» **What you should do**
Without the pictures, retype exactly the lines from the top of the entries below through the line that contains "[white] (0,0) rectangle (829,919);".

──────────

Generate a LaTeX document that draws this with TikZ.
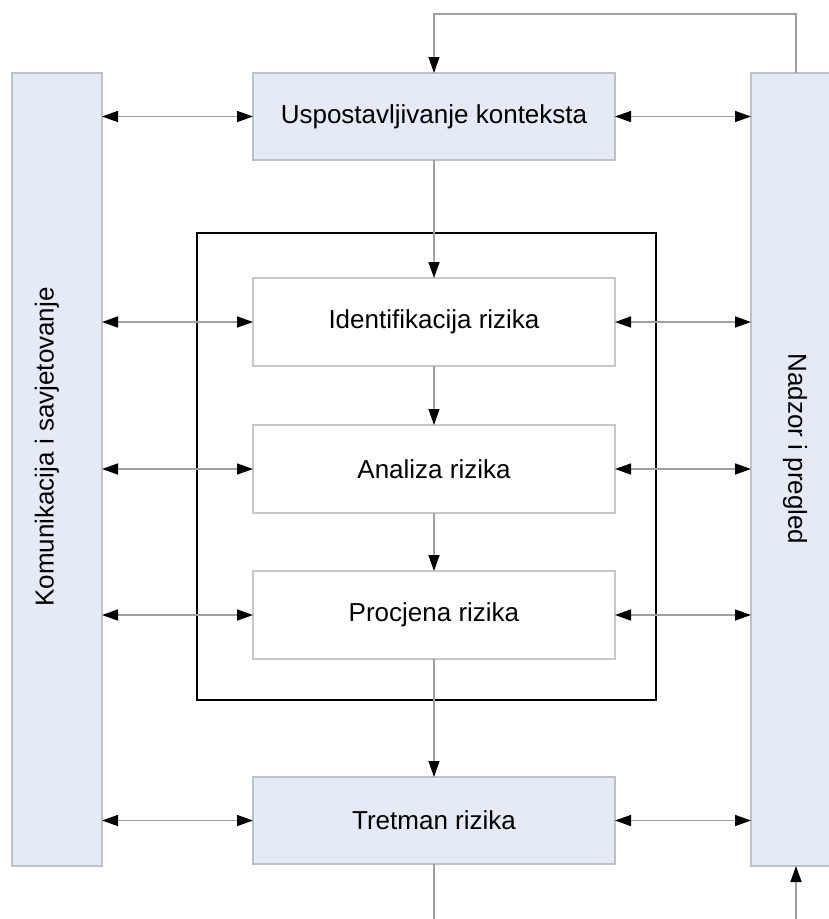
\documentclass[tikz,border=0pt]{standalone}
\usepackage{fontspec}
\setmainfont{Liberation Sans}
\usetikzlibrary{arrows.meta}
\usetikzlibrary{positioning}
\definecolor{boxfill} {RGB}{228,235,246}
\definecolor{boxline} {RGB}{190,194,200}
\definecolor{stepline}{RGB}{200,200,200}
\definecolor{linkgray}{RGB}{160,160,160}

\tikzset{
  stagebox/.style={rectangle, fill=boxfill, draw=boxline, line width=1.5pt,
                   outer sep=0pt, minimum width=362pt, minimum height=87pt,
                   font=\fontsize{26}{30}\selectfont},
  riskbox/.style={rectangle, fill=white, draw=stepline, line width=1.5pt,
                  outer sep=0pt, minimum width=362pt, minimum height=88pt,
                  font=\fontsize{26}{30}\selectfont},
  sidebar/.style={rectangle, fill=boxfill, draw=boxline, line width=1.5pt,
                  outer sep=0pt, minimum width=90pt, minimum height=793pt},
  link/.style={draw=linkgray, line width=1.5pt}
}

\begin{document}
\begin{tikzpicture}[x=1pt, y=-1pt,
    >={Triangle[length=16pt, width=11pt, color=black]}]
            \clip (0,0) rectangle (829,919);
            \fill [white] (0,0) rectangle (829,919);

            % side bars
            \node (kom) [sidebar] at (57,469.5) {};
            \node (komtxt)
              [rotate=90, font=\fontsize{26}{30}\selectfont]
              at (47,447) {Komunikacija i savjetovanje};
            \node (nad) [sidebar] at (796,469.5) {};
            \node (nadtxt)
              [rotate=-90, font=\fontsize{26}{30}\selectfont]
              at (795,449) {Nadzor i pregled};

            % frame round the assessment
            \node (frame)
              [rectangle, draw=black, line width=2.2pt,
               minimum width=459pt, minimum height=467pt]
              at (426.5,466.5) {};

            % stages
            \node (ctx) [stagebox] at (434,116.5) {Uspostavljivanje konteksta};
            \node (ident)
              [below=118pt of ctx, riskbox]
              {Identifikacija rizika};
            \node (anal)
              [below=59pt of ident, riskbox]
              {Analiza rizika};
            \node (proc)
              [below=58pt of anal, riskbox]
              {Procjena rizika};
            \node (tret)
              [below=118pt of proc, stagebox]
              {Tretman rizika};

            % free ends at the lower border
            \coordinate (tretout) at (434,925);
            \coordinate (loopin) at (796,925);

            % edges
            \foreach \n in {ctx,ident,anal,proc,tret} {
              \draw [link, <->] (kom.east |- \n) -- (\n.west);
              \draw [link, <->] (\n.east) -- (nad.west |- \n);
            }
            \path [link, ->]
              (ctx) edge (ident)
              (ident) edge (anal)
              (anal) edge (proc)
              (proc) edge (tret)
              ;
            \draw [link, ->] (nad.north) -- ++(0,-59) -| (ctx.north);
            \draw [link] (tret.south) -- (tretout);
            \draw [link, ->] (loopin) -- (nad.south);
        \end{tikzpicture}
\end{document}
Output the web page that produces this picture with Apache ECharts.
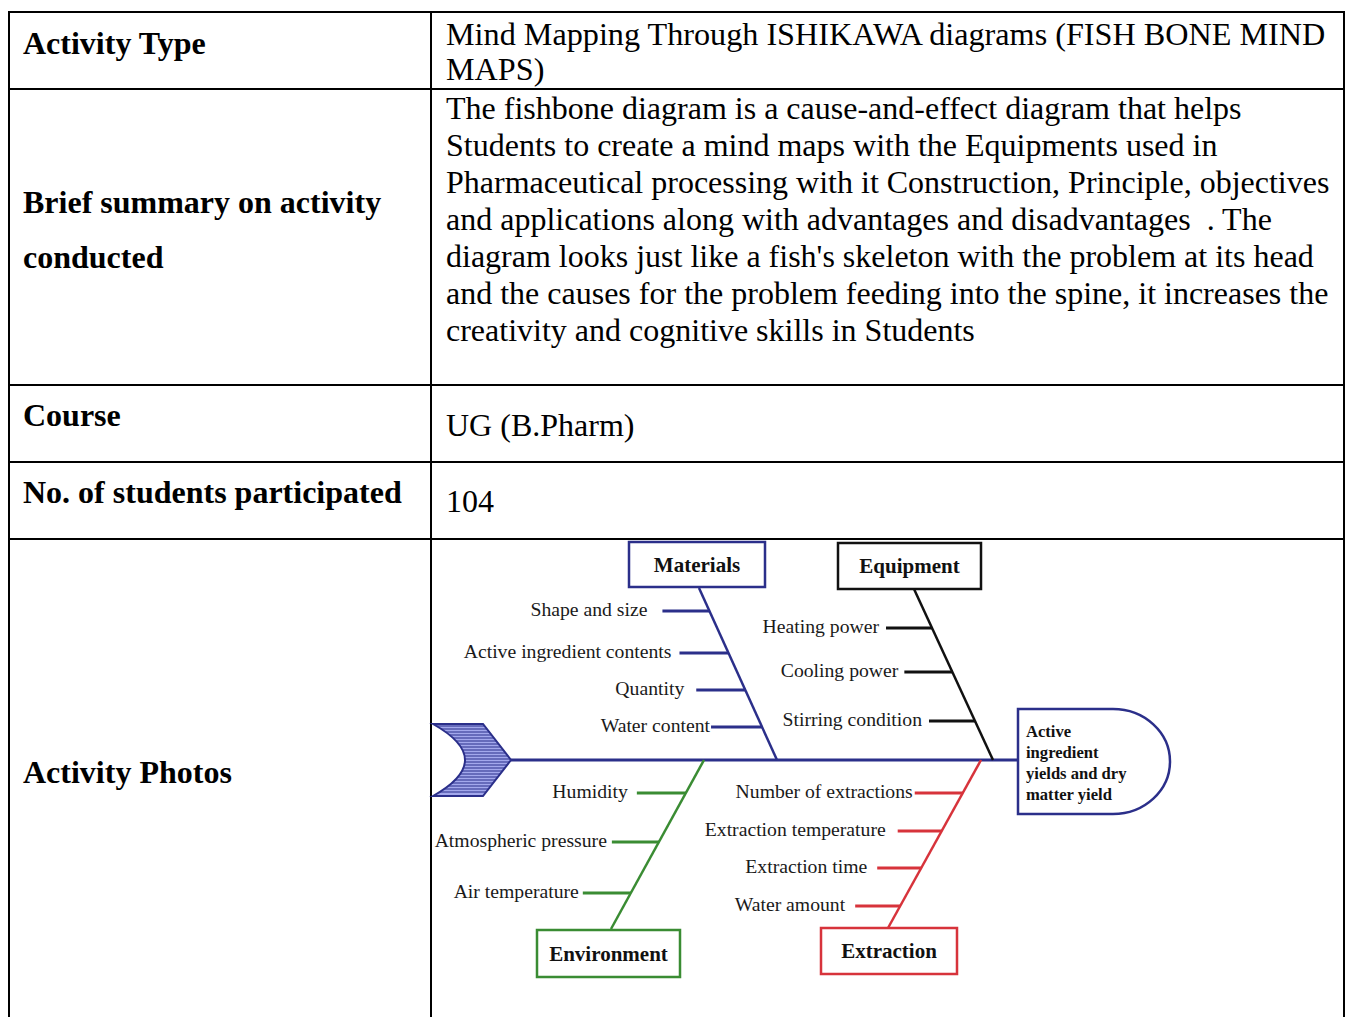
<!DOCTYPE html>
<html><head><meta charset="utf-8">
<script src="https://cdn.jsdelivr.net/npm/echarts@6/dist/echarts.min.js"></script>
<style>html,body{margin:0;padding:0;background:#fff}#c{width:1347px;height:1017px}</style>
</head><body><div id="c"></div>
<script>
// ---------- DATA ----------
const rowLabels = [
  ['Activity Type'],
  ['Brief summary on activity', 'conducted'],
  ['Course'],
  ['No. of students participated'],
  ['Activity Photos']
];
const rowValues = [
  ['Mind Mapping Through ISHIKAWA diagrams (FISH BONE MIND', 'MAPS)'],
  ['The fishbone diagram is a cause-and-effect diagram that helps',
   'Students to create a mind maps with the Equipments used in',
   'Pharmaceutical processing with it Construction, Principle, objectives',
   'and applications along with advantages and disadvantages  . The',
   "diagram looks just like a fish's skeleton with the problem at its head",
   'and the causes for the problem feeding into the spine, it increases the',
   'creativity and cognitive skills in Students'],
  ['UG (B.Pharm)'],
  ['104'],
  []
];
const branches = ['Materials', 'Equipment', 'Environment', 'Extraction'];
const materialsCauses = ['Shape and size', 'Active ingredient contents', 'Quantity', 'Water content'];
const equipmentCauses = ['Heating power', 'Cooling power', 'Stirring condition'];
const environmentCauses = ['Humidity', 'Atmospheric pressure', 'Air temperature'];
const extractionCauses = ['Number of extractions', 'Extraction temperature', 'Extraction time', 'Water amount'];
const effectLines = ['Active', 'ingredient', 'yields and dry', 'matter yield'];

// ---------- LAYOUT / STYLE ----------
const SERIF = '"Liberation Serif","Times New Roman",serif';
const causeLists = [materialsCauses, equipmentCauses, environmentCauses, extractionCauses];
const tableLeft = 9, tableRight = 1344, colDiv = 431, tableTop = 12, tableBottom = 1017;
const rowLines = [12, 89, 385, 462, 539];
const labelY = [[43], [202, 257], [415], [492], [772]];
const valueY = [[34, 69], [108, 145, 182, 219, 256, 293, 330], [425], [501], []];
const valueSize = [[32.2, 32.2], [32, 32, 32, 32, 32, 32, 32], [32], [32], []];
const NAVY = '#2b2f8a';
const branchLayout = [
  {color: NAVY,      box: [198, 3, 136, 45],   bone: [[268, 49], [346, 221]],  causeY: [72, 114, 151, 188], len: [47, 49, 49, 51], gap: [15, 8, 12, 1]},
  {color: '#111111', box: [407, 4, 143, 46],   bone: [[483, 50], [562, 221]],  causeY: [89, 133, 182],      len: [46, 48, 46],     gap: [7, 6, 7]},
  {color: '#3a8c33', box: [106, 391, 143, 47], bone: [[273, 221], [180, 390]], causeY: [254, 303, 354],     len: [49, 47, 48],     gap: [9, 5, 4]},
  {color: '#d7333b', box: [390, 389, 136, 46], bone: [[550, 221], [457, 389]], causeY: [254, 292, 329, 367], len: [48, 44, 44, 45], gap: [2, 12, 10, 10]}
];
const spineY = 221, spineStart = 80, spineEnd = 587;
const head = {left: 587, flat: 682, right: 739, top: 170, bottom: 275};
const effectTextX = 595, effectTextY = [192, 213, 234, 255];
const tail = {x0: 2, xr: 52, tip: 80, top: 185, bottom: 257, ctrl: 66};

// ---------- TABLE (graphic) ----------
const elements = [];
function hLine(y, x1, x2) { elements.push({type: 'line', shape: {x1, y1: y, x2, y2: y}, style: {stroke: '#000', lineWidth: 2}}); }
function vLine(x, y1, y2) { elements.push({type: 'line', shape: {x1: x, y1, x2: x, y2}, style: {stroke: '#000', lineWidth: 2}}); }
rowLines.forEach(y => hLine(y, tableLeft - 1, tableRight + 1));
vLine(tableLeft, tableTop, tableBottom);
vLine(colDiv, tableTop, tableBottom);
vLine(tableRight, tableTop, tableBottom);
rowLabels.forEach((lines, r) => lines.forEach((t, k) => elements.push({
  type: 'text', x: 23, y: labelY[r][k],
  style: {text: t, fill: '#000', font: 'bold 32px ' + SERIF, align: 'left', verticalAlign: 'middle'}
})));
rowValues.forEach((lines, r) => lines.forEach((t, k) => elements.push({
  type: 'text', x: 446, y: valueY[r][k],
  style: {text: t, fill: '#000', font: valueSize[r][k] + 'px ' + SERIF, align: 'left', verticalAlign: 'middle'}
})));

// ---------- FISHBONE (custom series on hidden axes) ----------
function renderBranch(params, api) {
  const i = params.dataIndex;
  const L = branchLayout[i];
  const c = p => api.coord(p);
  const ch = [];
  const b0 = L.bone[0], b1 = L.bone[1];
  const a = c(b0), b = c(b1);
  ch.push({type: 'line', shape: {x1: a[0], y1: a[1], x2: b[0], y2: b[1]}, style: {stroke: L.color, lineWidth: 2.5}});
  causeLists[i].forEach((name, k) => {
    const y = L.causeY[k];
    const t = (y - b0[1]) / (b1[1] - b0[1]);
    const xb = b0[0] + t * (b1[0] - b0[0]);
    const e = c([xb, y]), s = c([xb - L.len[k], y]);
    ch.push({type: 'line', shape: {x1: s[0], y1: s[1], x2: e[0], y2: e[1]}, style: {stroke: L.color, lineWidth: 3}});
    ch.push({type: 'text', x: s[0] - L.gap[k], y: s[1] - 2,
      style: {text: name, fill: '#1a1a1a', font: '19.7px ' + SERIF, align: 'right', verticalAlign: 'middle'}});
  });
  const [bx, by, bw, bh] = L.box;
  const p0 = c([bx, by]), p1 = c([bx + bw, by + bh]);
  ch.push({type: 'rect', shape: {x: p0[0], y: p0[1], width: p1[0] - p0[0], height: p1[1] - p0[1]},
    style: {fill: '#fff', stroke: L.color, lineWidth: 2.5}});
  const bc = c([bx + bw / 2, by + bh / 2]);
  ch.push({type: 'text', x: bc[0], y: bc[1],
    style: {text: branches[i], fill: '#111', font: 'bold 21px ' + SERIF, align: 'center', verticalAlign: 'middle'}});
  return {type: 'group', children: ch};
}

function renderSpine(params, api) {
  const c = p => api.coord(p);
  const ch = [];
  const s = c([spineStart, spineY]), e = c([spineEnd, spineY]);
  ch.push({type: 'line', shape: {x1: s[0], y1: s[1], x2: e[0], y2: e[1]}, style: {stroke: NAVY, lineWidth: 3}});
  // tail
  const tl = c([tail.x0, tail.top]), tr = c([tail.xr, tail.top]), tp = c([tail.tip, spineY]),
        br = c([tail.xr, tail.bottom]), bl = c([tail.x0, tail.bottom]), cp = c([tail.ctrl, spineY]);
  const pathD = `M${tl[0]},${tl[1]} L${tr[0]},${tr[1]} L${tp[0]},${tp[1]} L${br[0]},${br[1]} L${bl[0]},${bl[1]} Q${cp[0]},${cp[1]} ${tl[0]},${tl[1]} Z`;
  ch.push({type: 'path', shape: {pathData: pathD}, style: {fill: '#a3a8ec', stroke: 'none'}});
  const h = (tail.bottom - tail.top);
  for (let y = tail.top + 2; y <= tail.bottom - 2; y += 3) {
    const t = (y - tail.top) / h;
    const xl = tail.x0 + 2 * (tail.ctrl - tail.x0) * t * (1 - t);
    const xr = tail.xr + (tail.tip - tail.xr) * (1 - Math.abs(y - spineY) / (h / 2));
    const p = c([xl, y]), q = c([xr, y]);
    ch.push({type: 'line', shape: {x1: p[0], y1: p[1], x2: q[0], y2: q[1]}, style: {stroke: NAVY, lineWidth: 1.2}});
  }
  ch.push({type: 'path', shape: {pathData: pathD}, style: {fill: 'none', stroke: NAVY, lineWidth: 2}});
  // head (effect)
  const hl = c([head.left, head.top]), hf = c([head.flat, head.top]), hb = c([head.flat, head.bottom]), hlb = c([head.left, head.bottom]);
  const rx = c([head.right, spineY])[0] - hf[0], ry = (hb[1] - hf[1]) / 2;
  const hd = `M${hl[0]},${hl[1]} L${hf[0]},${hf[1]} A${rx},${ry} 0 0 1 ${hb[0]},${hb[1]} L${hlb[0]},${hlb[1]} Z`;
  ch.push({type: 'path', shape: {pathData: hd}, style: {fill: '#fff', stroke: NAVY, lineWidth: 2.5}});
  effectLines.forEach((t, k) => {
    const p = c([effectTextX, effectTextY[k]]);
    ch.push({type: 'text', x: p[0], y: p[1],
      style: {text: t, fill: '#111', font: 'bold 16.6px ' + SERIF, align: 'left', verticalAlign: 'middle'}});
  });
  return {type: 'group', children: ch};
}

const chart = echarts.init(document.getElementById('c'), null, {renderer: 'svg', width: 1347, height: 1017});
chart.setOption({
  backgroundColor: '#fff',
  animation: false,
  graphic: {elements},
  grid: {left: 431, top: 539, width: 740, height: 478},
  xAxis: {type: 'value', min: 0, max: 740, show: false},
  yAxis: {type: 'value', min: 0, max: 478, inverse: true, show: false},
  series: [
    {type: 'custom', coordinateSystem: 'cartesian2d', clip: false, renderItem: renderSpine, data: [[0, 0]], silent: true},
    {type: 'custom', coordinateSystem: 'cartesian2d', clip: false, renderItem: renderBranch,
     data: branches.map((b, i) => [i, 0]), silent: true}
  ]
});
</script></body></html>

──────────

» **Full output**
Generate a LaTeX document that draws this with TikZ.
\documentclass[tikz,border=0pt]{standalone}
\usepackage{fontspec}
\setmainfont{Liberation Sans}
\usetikzlibrary{arrows.meta}
\usetikzlibrary{positioning}
\definecolor{boxfill} {RGB}{228,235,246}
\definecolor{boxline} {RGB}{190,194,200}
\definecolor{stepline}{RGB}{200,200,200}
\definecolor{linkgray}{RGB}{160,160,160}

\tikzset{
  stagebox/.style={rectangle, fill=boxfill, draw=boxline, line width=1.5pt,
                   outer sep=0pt, minimum width=362pt, minimum height=87pt,
                   font=\fontsize{26}{30}\selectfont},
  riskbox/.style={rectangle, fill=white, draw=stepline, line width=1.5pt,
                  outer sep=0pt, minimum width=362pt, minimum height=88pt,
                  font=\fontsize{26}{30}\selectfont},
  sidebar/.style={rectangle, fill=boxfill, draw=boxline, line width=1.5pt,
                  outer sep=0pt, minimum width=90pt, minimum height=793pt},
  link/.style={draw=linkgray, line width=1.5pt}
}

\begin{document}
\begin{tikzpicture}[x=1pt, y=-1pt,
    >={Triangle[length=16pt, width=11pt, color=black]}]
            \clip (0,0) rectangle (829,919);
            \fill [white] (0,0) rectangle (829,919);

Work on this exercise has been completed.